Bigger Plants, Bigger Protection
When I’ve been involved with large scale plantings where cattle browsing was an issue, we’ve used vaca cages to protect young trees for the first few years. If your browsers are big guys like cattle or elk, the wire has to be both galvanized and at least 12 gauge or more. We used the same size mesh, 2 x 4 inches, because 4 x 4 mesh can allow smaller snoots to push in and nibble off branches, let alone leaves. The wire needs to be at least 56 inches high to give the trees a chance to develop sturdy branching, and 5 feet is better, especially in heavily browsed areas where the cages may need to remain in place for a decade or longer.
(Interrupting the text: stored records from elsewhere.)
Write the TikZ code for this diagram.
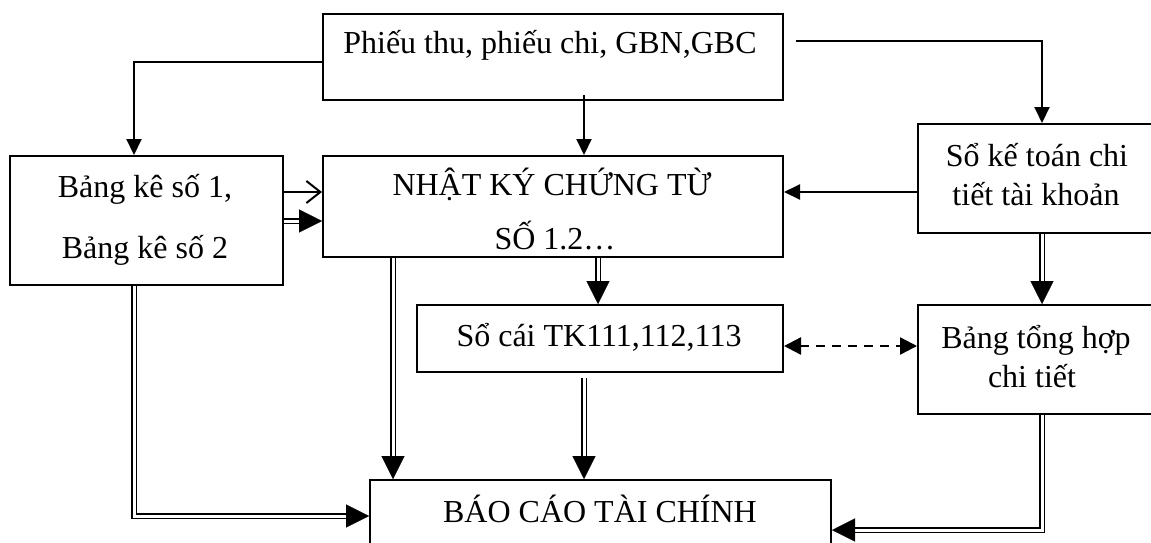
\documentclass[tikz,border=0pt]{standalone}
\usepackage{fontspec}
\setmainfont{Liberation Serif}
\usetikzlibrary{arrows.meta}
\newcommand\fs{\fontsize{32}{38}\selectfont}
% double connector: double line first, then the solid tip on top
\newcommand\dblconn[1]{%
  \draw[dbl, shorten >=21pt] #1;
  \draw[tipline] #1;}
\tikzset{
  box/.style={draw, line width=2pt, inner sep=0pt, anchor=north west},
  txt/.style={anchor=base, inner sep=0pt, font=\fs},
  conn/.style={line width=2pt, -{Triangle[length=16pt,width=15pt]}},
  dbl/.style={double, double distance=3pt, line width=1.7pt},
  tipline/.style={white, line width=0.2pt,
    -{Triangle[length=23pt,width=23pt,color=black,fill=black]}},
  barb/.style={line width=2pt, -{Straight Barb[length=14pt,width=22pt]}},
  dashconn/.style={line width=2.4pt, dash pattern=on 9pt off 7pt,
    {Triangle[length=17pt,width=17pt]}-{Triangle[length=17pt,width=17pt]}},
}
\begin{document}
\begin{tikzpicture}[x=1pt,y=-1pt]
\useasboundingbox (0,0) rectangle (1151,542);

% boxes
\node[box, minimum width=460pt, minimum height=86pt]  (t)   at (322,13)  {};
\node[box, minimum width=273pt, minimum height=129pt] (bk)  at (9,155)   {};
\node[box, minimum width=460pt, minimum height=101pt] (nk)  at (322,155) {};
\node[box, minimum width=238pt, minimum height=109pt] (s)   at (917,123) {};
\node[box, minimum width=366pt, minimum height=67pt]  (sc)  at (416,304) {};
\node[box, minimum width=238pt, minimum height=109pt] (bth) at (917,304) {};
\node[box, minimum width=461pt, minimum height=81pt]  (bc)  at (369,479) {};

% texts
\node[txt] (t1)   at (550,53)  {Phiếu thu, phiếu chi, GBN,GBC};
\node[txt] (bk1)  at (145,197) {Bảng kê số 1,};
\node[txt] (bk2)  at (145,258) {Bảng kê số 2};
\node[txt] (nk1)  at (552,195) {NHẬT KÝ CHỨNG TỪ};
\begin{scope}
  % the second line runs past the lower edge of the text area
  \clip (nk.north west) rectangle ([yshift=8pt]nk.south east);
  \node[txt] (nk2) at (555,249) {SỐ 1.2…};
\end{scope}
\node[txt] (s1)   at (1037,166) {Sổ kế toán chi};
\node[txt] (s2)   at (1036,205) {tiết tài khoản};
\node[txt] (sc1)  at (599,346) {Sổ cái TK111,112,113};
\node[txt] (bth1) at (1036,348) {Bảng tổng hợp};
\node[txt] (bth2) at (1032,387) {chi tiết};
\node[txt] (bc1)  at (600,522) {BÁO CÁO TÀI CHÍNH};

% connector end points
\coordinate (a1) at ([yshift=-49pt]t.north west);
\coordinate (a2) at ([xshift=125pt]bk.north west);
\coordinate (b1) at ([xshift=262pt,yshift=6pt]t.south west);
\coordinate (b2) at ([xshift=262pt]nk.north west);
\coordinate (c1) at ([xshift=12pt,yshift=-28pt]t.north east);
\coordinate (c2) at ([xshift=125pt]s.north west);
\coordinate (d1) at ([yshift=-69pt]s.north west);
\coordinate (e1) at ([yshift=-37pt]bk.north east);
\coordinate (f1) at ([yshift=-66pt]bk.north east);
\coordinate (g1) at ([xshift=71pt]nk.south west);
\coordinate (g2) at ([xshift=24pt]bc.north west);
\coordinate (h1) at ([xshift=276pt]nk.south west);
\coordinate (h2) at ([xshift=182pt]sc.north west);
\coordinate (i1) at ([xshift=168pt,yshift=-5pt]sc.south west);
\coordinate (i2) at ([xshift=215pt]bc.north west);
\coordinate (j1) at ([xshift=125pt]s.south west);
\coordinate (j2) at ([xshift=125pt]bth.north west);
\coordinate (k1) at ([xshift=125pt]bk.south west);
\coordinate (k2) at ([yshift=-37pt]bc.north west);
\coordinate (m1) at ([xshift=125pt]bth.south west);
\coordinate (m2) at ([yshift=-51pt]bc.north east);
\coordinate (n1) at ([yshift=-42pt]sc.north east);

% single connectors
\draw[conn] (a1) -| (a2);
\draw[conn] (b1) -- (b2);
\draw[conn] (c1) -| (c2);
\draw[conn] (d1) -- (d1 -| nk.east);
\draw[barb] (e1) -- (e1 -| nk.west);
\draw[dashconn] (n1) -- (n1 -| bth.west);

% double connectors
\dblconn{(f1) -- (f1 -| nk.west)}
\dblconn{(g1) -- (g2)}
\dblconn{(h1) -- (h2)}
\dblconn{(i1) -- (i2)}
\dblconn{(j1) -- (j2)}
\dblconn{(k1) |- (k2)}
\dblconn{(m1) |- (m2)}
\end{tikzpicture}
\end{document}
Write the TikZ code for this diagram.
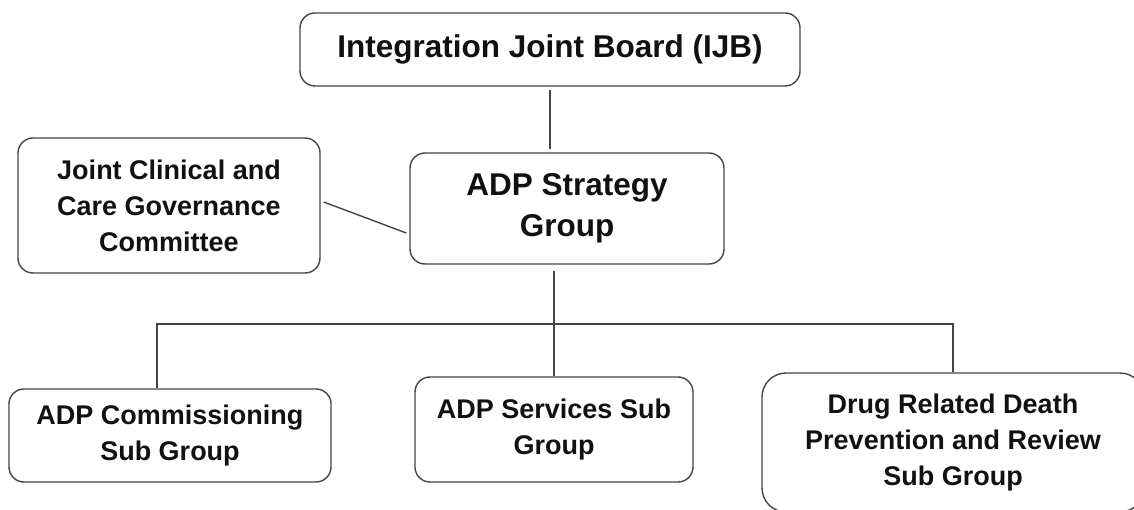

For stakes, use tall, heavy weight steel T posts, fastened to the cage with heavy gauge galvanized wire, which definitely holds up better than flimsier stuff. The heavy duty stakes help protect against bucks rubbing antlers against trunks as well, since bucks seem to prefer the steel stakes over tree trunks. When protecting young trees, the cages can be made fairly slim; 56 inches around (or about 18 inches in diameter) is the standard in cattle country and works fine in these parts as well. Cut each cage section about a quarter inch from a vertical wire, so the cut ends at one end are nearly 2 inches long. These can be wrapped around the vertical wire at the opposite end of the tube, so you don’t need to extra wire twists. Where rabbits are a problem, line the lowest few feet of each tree cage with chicken wire. This double wire whammy delivers excellent yet light weight and inexpensive protection.